◆ REQUIRED WORK ◆
Print exactly the part opening with the line containing "Rebuild this chart" and closing with the line containing "import * as", with both of those lines included.

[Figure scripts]
_ _ _ _ _ _ _

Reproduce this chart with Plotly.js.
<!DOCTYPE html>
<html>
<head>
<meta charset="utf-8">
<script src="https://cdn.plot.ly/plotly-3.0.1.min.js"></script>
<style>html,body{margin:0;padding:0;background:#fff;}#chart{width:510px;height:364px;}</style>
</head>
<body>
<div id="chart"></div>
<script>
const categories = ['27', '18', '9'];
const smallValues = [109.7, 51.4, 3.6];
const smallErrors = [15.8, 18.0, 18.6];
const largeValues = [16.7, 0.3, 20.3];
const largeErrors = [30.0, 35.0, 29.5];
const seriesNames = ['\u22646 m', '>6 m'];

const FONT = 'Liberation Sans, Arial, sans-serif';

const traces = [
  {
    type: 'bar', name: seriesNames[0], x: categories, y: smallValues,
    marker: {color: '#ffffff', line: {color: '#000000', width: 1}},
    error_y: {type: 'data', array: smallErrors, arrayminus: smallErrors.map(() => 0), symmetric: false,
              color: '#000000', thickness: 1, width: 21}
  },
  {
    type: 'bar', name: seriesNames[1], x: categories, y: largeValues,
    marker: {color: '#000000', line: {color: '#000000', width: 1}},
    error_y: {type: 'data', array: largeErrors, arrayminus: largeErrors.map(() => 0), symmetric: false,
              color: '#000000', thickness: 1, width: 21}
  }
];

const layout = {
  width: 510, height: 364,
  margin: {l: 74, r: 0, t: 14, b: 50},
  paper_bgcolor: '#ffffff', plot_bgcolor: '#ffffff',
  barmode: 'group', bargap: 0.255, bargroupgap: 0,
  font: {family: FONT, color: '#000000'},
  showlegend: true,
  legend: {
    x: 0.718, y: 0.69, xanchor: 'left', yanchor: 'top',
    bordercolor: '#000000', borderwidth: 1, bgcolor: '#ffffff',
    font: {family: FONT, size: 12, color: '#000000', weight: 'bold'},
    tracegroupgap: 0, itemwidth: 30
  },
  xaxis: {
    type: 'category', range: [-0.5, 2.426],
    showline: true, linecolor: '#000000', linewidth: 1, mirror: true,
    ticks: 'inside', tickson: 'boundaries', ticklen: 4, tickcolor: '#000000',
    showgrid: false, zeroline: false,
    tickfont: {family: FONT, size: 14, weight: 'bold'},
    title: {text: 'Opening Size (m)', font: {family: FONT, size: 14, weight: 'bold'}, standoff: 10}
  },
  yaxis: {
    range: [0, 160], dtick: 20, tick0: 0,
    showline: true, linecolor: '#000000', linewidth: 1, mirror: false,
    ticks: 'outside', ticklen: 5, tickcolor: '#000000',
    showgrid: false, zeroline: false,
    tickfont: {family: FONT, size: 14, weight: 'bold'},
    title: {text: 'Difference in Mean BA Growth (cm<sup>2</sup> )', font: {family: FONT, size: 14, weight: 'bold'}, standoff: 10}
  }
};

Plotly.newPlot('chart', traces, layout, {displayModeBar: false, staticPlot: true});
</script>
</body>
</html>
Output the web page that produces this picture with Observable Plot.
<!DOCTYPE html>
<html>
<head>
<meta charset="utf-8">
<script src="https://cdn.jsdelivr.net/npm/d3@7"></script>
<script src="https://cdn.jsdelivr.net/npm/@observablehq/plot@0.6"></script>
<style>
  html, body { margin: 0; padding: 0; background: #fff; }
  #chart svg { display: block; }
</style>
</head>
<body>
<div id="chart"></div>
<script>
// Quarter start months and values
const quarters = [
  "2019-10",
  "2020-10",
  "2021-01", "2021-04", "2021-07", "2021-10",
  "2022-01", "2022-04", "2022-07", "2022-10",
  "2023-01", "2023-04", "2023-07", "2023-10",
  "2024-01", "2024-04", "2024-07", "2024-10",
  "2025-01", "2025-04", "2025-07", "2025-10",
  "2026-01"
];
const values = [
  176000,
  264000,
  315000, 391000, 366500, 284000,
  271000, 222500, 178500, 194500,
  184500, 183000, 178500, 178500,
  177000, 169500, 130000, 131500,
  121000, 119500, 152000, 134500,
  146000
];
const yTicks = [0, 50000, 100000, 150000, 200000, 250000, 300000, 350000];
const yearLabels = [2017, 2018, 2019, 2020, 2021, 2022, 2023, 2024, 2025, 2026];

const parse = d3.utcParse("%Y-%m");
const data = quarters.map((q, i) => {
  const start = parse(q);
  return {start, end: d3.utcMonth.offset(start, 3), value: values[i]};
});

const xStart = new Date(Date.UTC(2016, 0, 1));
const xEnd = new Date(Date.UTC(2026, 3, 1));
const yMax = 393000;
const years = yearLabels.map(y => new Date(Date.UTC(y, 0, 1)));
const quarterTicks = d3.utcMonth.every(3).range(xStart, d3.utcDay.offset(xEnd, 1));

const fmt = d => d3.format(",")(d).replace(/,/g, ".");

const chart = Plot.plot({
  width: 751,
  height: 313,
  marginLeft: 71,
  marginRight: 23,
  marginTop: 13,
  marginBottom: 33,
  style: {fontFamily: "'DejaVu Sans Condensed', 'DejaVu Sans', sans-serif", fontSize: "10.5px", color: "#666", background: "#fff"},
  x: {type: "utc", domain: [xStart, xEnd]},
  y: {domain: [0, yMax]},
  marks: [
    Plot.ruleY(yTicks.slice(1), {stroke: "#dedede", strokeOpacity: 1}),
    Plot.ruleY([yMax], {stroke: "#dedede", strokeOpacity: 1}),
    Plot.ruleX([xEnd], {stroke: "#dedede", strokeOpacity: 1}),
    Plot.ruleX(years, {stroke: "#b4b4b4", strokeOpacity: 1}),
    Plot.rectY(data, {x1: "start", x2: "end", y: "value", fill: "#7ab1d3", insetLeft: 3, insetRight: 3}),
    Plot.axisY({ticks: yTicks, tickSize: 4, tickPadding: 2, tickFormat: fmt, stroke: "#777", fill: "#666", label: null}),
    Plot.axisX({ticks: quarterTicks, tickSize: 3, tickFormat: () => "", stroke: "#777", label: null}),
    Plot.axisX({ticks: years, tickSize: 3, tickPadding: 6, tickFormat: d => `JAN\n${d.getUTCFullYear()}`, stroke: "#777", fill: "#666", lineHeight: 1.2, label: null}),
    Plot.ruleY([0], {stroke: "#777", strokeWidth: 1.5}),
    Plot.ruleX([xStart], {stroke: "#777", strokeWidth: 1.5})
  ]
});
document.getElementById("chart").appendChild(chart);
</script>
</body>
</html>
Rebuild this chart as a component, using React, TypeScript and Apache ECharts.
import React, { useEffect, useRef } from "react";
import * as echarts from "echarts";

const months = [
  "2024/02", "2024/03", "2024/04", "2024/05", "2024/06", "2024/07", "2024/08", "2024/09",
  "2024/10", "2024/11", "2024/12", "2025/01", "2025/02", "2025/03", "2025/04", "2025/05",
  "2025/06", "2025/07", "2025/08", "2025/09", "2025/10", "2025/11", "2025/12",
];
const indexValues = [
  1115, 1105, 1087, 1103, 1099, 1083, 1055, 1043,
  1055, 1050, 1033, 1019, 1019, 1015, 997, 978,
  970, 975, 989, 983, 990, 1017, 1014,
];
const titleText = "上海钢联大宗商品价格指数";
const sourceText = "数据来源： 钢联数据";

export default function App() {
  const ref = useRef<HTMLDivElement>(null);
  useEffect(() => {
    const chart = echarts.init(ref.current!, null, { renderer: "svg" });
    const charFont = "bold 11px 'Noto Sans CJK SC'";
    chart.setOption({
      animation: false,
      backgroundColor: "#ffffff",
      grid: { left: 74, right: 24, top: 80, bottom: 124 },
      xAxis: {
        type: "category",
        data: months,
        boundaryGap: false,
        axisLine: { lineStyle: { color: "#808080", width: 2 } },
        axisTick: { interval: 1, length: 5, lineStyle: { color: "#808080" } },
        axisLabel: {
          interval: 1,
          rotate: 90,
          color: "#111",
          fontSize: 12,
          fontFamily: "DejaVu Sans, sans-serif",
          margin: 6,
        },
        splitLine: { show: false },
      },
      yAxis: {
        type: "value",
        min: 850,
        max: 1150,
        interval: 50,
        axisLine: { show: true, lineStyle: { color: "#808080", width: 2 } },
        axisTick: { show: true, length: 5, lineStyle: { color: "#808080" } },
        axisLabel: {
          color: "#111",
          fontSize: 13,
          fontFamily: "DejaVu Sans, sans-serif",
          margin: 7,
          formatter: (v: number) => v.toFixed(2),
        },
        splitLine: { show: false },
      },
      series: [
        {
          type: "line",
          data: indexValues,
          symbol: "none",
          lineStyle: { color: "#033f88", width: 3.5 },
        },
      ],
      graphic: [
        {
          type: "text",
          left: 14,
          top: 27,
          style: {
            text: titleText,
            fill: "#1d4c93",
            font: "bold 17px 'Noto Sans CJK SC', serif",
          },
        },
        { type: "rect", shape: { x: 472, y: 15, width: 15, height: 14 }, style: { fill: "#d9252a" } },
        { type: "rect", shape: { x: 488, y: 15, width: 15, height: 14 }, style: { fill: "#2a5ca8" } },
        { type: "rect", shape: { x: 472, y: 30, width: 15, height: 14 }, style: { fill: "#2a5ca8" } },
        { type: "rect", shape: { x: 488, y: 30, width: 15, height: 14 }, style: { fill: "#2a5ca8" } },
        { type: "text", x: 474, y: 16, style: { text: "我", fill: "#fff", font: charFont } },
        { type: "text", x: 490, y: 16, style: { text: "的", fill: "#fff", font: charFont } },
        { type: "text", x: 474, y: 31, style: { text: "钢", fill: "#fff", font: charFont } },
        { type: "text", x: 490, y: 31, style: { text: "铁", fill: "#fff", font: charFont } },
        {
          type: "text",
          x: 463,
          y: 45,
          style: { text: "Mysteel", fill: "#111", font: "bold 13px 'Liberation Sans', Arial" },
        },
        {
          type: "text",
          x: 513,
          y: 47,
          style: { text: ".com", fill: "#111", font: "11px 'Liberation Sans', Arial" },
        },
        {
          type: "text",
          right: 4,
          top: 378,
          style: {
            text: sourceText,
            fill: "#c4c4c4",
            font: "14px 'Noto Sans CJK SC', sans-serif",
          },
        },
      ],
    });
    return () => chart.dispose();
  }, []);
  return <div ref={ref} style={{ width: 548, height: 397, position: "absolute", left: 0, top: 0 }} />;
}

_ _ _ _ _ _ _

◆ TASK RESPONSE ◆
Rebuild this chart as a component, using React, TypeScript and Apache ECharts.
import React, { useEffect, useRef } from "react";
import * as echarts from "echarts";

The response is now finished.